The housing market’s biggest challenge isn’t going away anytime soon.

Economists at Bank of America warned that the housing market will remain “stuck in the mud, and unlikely to become unstuck” until 2026 as the supply of homes for sales remains near record lows.

The so-called “lock-in” effect for homeowners who secured ultra-cheap mortgages when rates were low during the pandemic has caused owners to stay put.

The investment bank believes the impacts of this could last 6 to 8 years, keeping a lid housing activity down and, in turn, residential investment that feeds into the GDP calculation.


The “lock-in” effect could last 6 to 8 years, reducing housing activity in the process (Source: Bank of America)

High interest rates have majorly impacted homeownership.

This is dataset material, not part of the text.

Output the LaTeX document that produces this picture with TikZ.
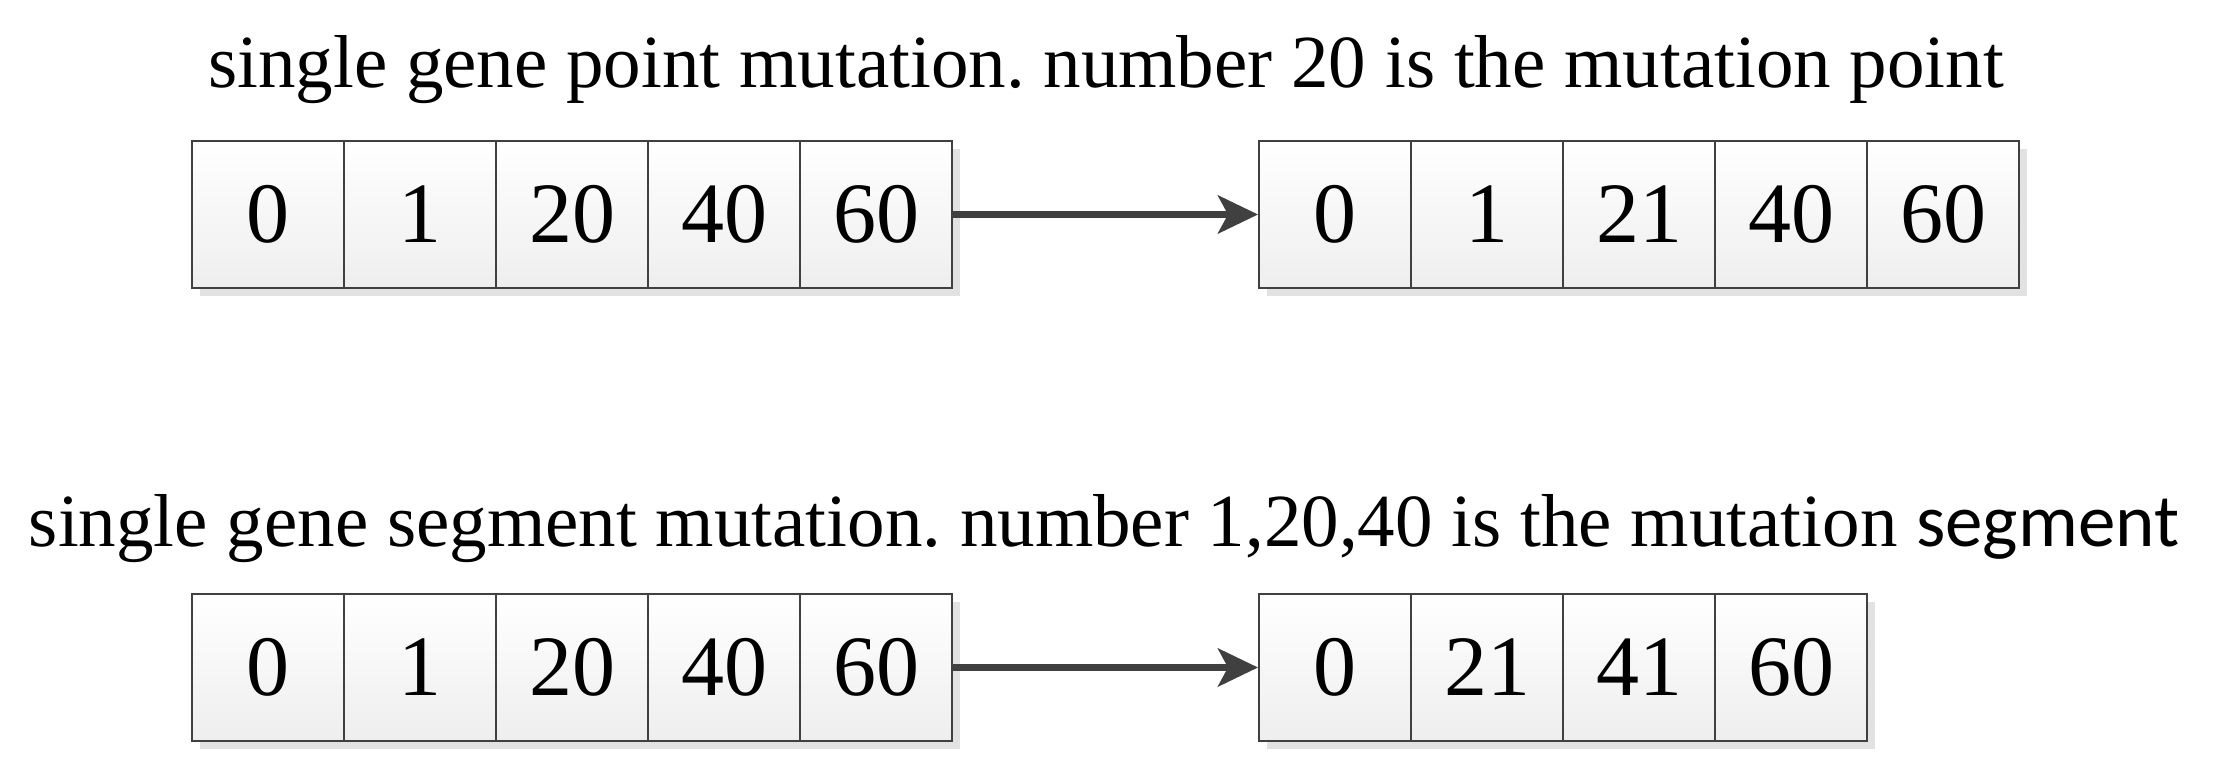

Mortgage rates remain hovering around 7% despite the recent pullback in borrowing costs, keeping supply low and pushing prices higher for homes that do trade hands.

Home prices hit a new record in April, though annual growth slowed from the previous month, according to the latest data available from Case-Shiller. Bank of America expects home prices to grow by about 4.5% this year, 5.0% next year, and 0.5% in 2026.

“Home prices have already overshot their long-run fundamental value based on disposable income,” Michael Gapen, an economist at Bank of America, wrote in a note to clients Friday.

“Second, our outlook for the economy calls for continued normalization as the effects of the pandemic move further into the rearview mirror. The structural shift in housing demand that lifted home prices should fade over time. That said, we think it unlikely that home prices fall much.”